A Colourful Programme from the National Youth Orchestra of Great Britain

United KingdomUnited Kingdom Grainger, Unsuk Chin and Bartók: National Youth Orchestra of Great Britain/Ilan Volkov (conductor), Royal Festival Hall, Southbank Centre, London, 11.4.2015 (AS)

Grainger: The Warriors
Unsuk Chin: Mannequin (first London performance)
Bartók: Concerto for Orchestra

As the young members of the NYO filed on to the platform it was evident once again that there were many more girls than boys. Such an imbalance is worrying, as is the fact that there were hardly any representatives of the black and Asian communities. Let’s hope that at some point in the future an opportunity for young people to experience so-called classical music somehow penetrates areas in our society where it clearly doesn’t now.

 The NYO is a large orchestra of some 160 players, and if all of them are to be involved in an evening’s performance the available repertoire is inevitably limited. On this occasion the programme seemed on paper to offer plenty of contrast, but in fact this proved not to be the case. It was certainly a good idea to programme Grainger’s most extended single-movement work, The Warriors, for this extravagantly scored work, with its three pianos and all manner of percussion, tuned and otherwise, certainly offers employment to players of many diverse instruments. But though this 20-minute-long composition teems with brilliant orchestral effects and enormously varied sonorities, and though it has plenty of latent energy and high spirits, it is merely a succession of disparate episodes, none of them developed. The composer, unpleasantly disparaged in the programme note, was certainly vague about who his warriors were and what kind of activity they were involved in, so the work has no programme either. Ilan Volkov secured a rhythmically vigorous account of the work, and kept a watchful and necessary eye on orchestral balance and ensemble: beyond that all he needed to do was let the young players show their formidable paces, which they did.

 The Korean-born composer Unsuk Chin was present to hear the first London performance of her new work, which had been given its world premiere by the NYO at The Sage, Gateshead two days earlier, and a second outing at the Victoria hall, Stoke-on-Trent the previous evening. Chin gives her work the subtitle of “Tableaux vivants for orchestra”, and describes it as “an imaginary choreography” based on the story of The Sandman by the nineteenth-century writer E. T. A. Hoffmann. She goes on to state that Mannequin explores problems of perception and personal identity that are experienced by Nathaniel, the story’s young protagonist.
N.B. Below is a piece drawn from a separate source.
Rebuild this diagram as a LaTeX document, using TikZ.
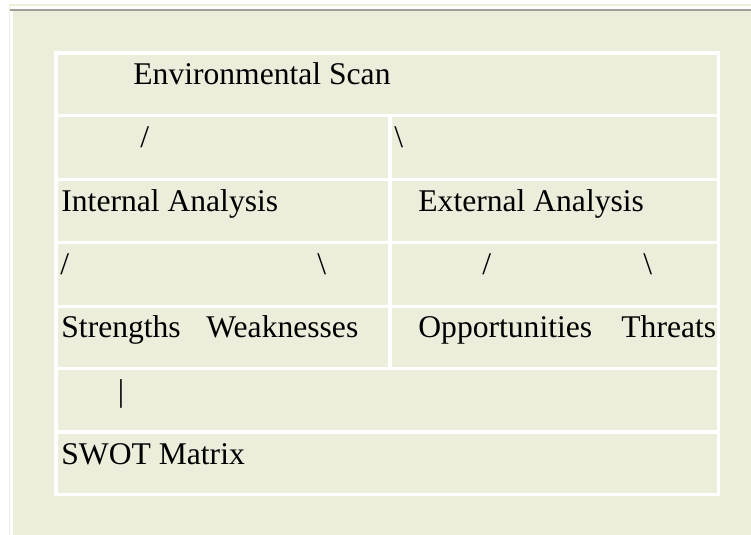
\documentclass[tikz,border=0pt]{standalone}
\usepackage{fontspec}
\setmainfont{Liberation Serif}
\usepackage{tikz}
\definecolor{cellbg}{HTML}{EDEDDC}
\definecolor{rulegray}{HTML}{A39E94}

\begin{document}
\begin{tikzpicture}[x=0.5pt,y=-0.5pt,
    cell/.style={fill=cellbg},
    lbl/.style={anchor=base west,inner sep=0pt,font=\fontsize{15.8}{19}\selectfont}]
  \useasboundingbox (0,0) rectangle (751,535);
  \fill[white] (0,0) rectangle (751,535);
  \draw[cellbg,line width=0.6pt] (9.5,535) |- (751,5);
  \fill[cellbg] (13,11) rectangle (751,535);
  \draw[rulegray,line width=0.8pt] (10,9.8) -- (751,9.8);
  % table grid
  \fill[white] (54,51) rectangle (720,496);
  \fill[cell] (58,55) rectangle (717,114);
  \fill[cell] (58,117) rectangle (388,178);
  \fill[cell] (392,117) rectangle (717,178);
  \fill[cell] (58,181) rectangle (388,241);
  \fill[cell] (392,181) rectangle (717,241);
  \fill[cell] (58,244) rectangle (388,305);
  \fill[cell] (392,244) rectangle (717,305);
  \fill[cell] (58,308) rectangle (388,367);
  \fill[cell] (392,308) rectangle (717,367);
  \fill[cell] (58,370) rectangle (717,430);
  \fill[cell] (58,434) rectangle (717,493);
  % texts
  \node[lbl] (scan) at (133,85) {Environmental Scan};
  \node[lbl] (scanL) at (140,148) {/};
  \node[lbl] (scanR) at (394,148) {\textbackslash};
  \node[lbl] (intern) at (61,212) {Internal Analysis};
  \node[lbl] (extern) at (418,212) {External Analysis};
  \node[lbl] (internL) at (60,275) {/};
  \node[lbl] (internR) at (317,275) {\textbackslash};
  \node[lbl] (externL) at (482,275) {/};
  \node[lbl] (externR) at (643,275) {\textbackslash};
  \node[lbl] (str) at (61,337) {Strengths};
  \node[lbl] (weak) at (206,337) {Weaknesses};
  \node[lbl] (opp) at (418,337) {Opportunities};
  \node[lbl] (thr) at (621,337) {Threats};
  \node[lbl] (bar) at (117.5,401) {|};
  \node[lbl] (swot) at (61,465) {SWOT Matrix};
\end{tikzpicture}
\end{document}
 Somehow I doubt whether all these allusions were apparent or could be related to by listeners to this work. What we heard in fact was a composition that bore similar characteristics to Grainger’s Warriors, though in this case the piece was divided into four movements. Certainly Grainger’s work is tonal, occasionally polytonal, and Chin’s is atonal, but the similarities lay in the episodic, undeveloped nature of the musical material, with the Korean composer also striving for effect in her use of a vast and highly varied orchestral palette. This may be a new work, but it sounded very similar to many other such compositions by different contemporary composers.

A sharp contrast with what had gone before was however provided by an undoubted twentieth-century masterpiece, Bartók’s Concerto for Orchestra, which brought the programme – highly demanding throughout for the players – to a satisfying end. Once again, Volkov sought and obtained a sharp, alert response from all sections of the orchestra, and his was a virile, characterful reading of the score, completely un-idiosyncratic but satisfying in its directness. Here, and indeed throughout the evening, the brass section had one or two accidents and occasionally showed elements offuzzy ensemble – defects that hadn’t been apparent in their sublime playing during Respighi’s Pines of Rome at the Barbican at the beginning of the year (review). I wonder if this was not due simply to tiredness: as a culmination of two weeks of intense work this was the last of three concerts given by the NYO on successive evenings in different parts of the country. For hard-bitten professional musicians this would have been a regular touring experience, but for young students it might have been a little too much. But we still heard an encore, Grainger’s Green Bushes, which showed the composer more at home over a short span, as he spun brilliantly inventive and sometimes hauntingly beautiful variations on a simple folk tune.